For Nifty it was 35:15. BSE market cap at the day’s end was Rs. 1,56,54,254 crore. Global brokerages attribute this current liquidity glut in stock markets to QE or quantitative easing (unwinding bond positions) by central banks.

The Sensex resumed with yet another big positive gap on Tuesday and kept climbing to new highs. In the afternoon session bulls slowed down a bit apparently to facilitate a brief spell of profit taking. Late in the day the rally resumed taking equity benchmarks to their new dizzying highs. HDFC Securities’ Mr Deepak Jasani said: “We are witnessing FPIs’ returning to the buy-side in a big way after a break.

“The forthcoming Budget could aid in determining the future direction of the market from here on.” He credits the turnaround and bull run to improving industrial/economic growth along with big policy announcements related to banks’ recap and ambitious Bharatmala Infra project.

BSE member Mr Ramesh Damani said: “It is a nice round number ~ 11,000 (Nifty). But should investors invest at current level?

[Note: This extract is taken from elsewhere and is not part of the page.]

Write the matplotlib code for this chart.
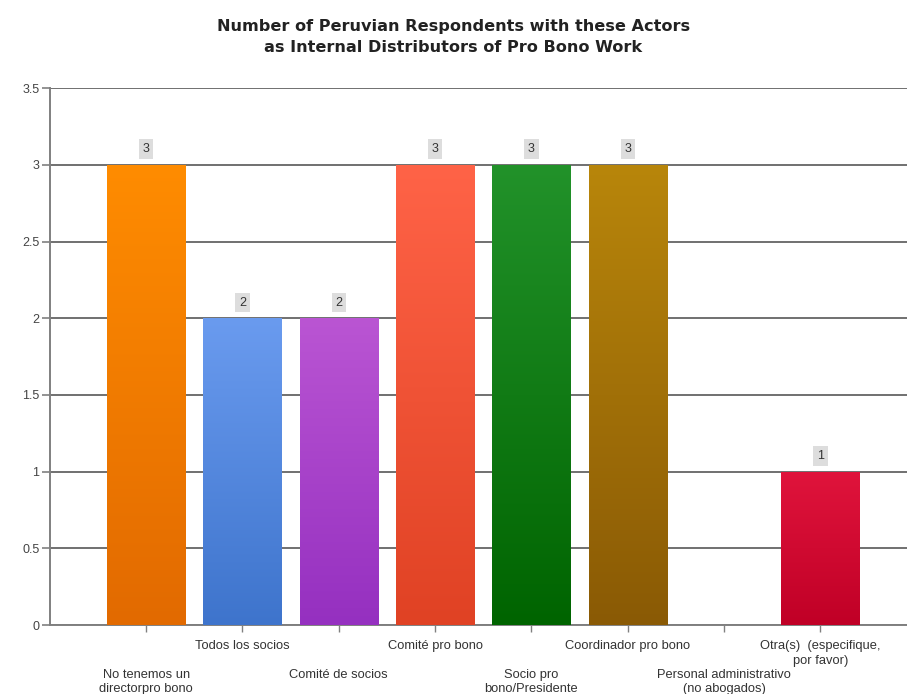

Well, this is as good as any other level to enter the market. We might see some rotation trade happen by which money will move from small cap to large cap. Broadly the answer is to remain invested in high quality businesses.

“We are fully invested in the market at this point and will put fresh money; but there is always a possibility of a small correction.”

Bank of America-Merril Lynch’s international strategist Mr Michael Hartneti commented: “By the end of Q1 (March 2018) we expect peak positioning to combine with peak profiting and policy to create a spike in volatility. D Street is now a part of global liquidity driven rally that is not showing any sign of abating.